Oxidation Resistance and Microstructural Analysis of Polymer-Derived (Hf_xTa_1−x)C/SiC Ceramic Nanocomposites

N.-C. Petry, N. Thor, J. Bernauer, A.S. Ulrich, E. Ionescu, R. Riedel, A. Pundt, M.C. Galetz, M. Lepple

Adv. Eng. Mater. 26 (2024), 2302023, DOI: 10.1002/adem.202302023

petry2024

EPMA oxygen maps of cross sections of (Hf_xTa_1−x)C/SiC c–f) and SiC a,b) polymer-derived monoliths after exposure at 1200 °C (a,c,e) and 1400 °C (b,d,f) for 50 h in synthetic air.

Reprinted from Adv. Eng. Mater. with permission from Wiley according to the Creative Commons license.

The oxidation behavior of polymer-derived (Hf_xTa_1−x)C/SiC nanocomposites at 1200 °C and 1400 °C for up to 100 h is investigated in this work.
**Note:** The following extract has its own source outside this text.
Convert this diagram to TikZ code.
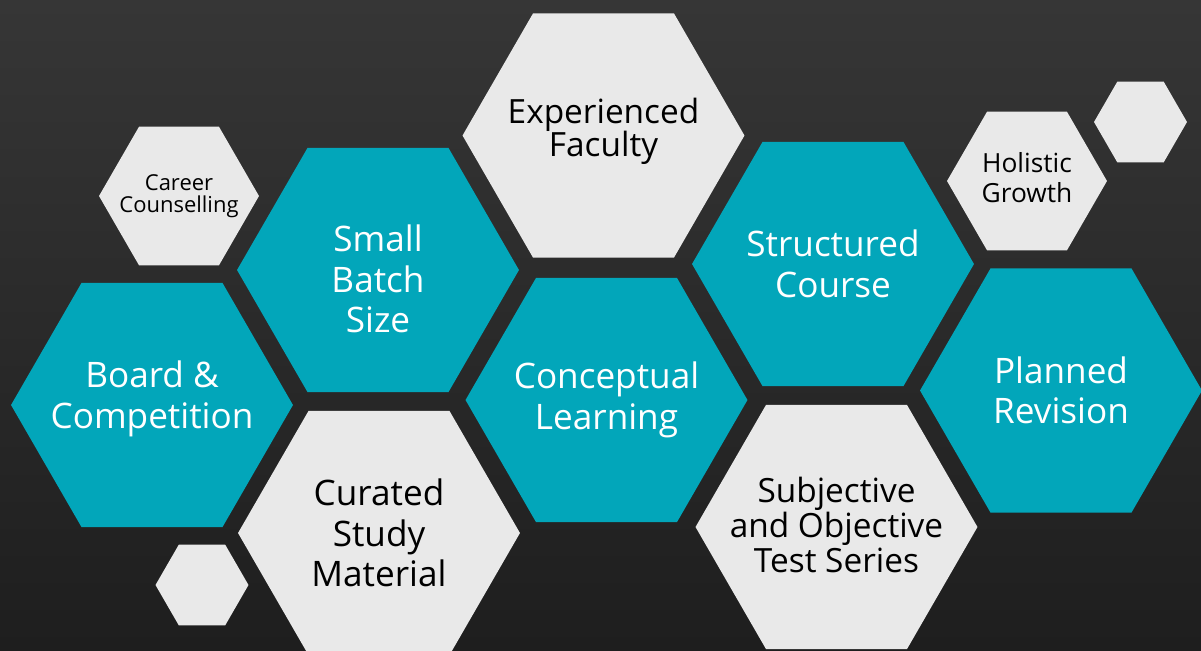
\documentclass[tikz,border=0pt]{standalone}
\usepackage{fontspec}
\setmainfont{Open Sans}
\usetikzlibrary{shapes.geometric,calc}
\definecolor{tafeloben}{HTML}{363636}
\definecolor{tafelunten}{HTML}{1E1E1E}
\definecolor{tuerkis}{HTML}{02A6BA}
\definecolor{hellgrau}{HTML}{E9E9E9}

\begin{document}
\begin{tikzpicture}[x=0.02cm,y=-0.02cm,
    hexa/.style = {regular polygon, regular polygon sides=6, inner sep=0pt},
    gross/.style = {hexa, minimum size=5.64cm},
    mittel/.style = {hexa, minimum size=3.2cm},
    klein/.style = {hexa, minimum size=1.86cm},
    blau/.style = {fill=tuerkis},
    hell/.style = {fill=hellgrau},
    weiss/.style = {text=white, align=center, inner sep=0pt, font=\fontsize{20}{23}\selectfont},
    schwarz/.style = {text=black, align=center, inner sep=0pt}]
    % Tafel als Hintergrund
    \shade[top color=tafeloben, bottom color=tafelunten] (0,0) rectangle (1201,650);
    \useasboundingbox (0,0) rectangle (1201,650);

    % Linke Spalte
    \node[mittel, hell] (career) at (179,196) {};
    \node[schwarz, font=\fontsize{12.5}{12.5}\selectfont] (career-t) at (career) {Career\\Counselling};
    \node[gross, blau] (board) at (152,405) {};
    \node[weiss] (board-t) at ($(board) + (0,-6)$) {Board \&\\Competition};
    \node[klein, hell] (klein1) at (202,585) {};

    % Zweite Spalte
    \node[gross, blau] (batch) at (378,270) {};
    \node[weiss] (batch-t) at ($(batch) + (0,9)$) {Small\\Batch\\Size};
    \node[gross, hell] (curated) at (379,533) {};
    \node[schwarz, font=\fontsize{20}{23}\selectfont] (curated-t) at (curated) {Curated\\Study\\Material};

    % Mittlere Spalte
    \node[gross, hell] (faculty) at (603.5,135.5) {};
    \node[schwarz, font=\fontsize{19}{19}\selectfont] (faculty-t) at ($(faculty) + (0,-4)$) {Experienced\\Faculty};
    \node[gross, blau] (concept) at (606.5,400) {};
    \node[weiss] (concept-t) at (concept) {Conceptual\\Learning};

    % Vierte Spalte
    \node[gross, blau] (course) at (833,264) {};
    \node[weiss] (course-t) at (course) {Structured\\Course};
    \node[gross, hell] (tests) at (836.5,527) {};
    \node[schwarz, font=\fontsize{19}{20}\selectfont] (tests-t) at ($(tests) + (0,-2)$) {Subjective\\and Objective\\Test Series};

    % Rechte Spalte
    \node[mittel, hell] (growth) at (1027,181) {};
    \node[schwarz, font=\fontsize{15}{17}\selectfont] (growth-t) at ($(growth) + (0,-3)$) {Holistic\\Growth};
    \node[klein, hell] (klein2) at (1140.5,122) {};
    \node[gross, blau] (revision) at (1061,390.5) {};
    \node[weiss] (revision-t) at (revision) {Planned\\Revision};
\end{tikzpicture}
\end{document}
Overall, the chemical modification of the polycarbosilane-based precursor with Hf and Ta leads to an improved oxidation behavior due to an increased densification. Shifting the Hf/Ta ratio from (Hf_0.2Ta_0.8)C/SiC to (Hf_0.7Ta_0.3)C/SiC results in an improved oxidation behavior due to Hf₆Ta₂O₁₇ formation and the reduction of Ta₂O₅ formation, which reduces cracking of the samples. The formation and microstructure of SiO₂ as well as the internal oxidation of (Hf_xTa_1−x)C precipitates is explained by thermodynamic and kinetic considerations.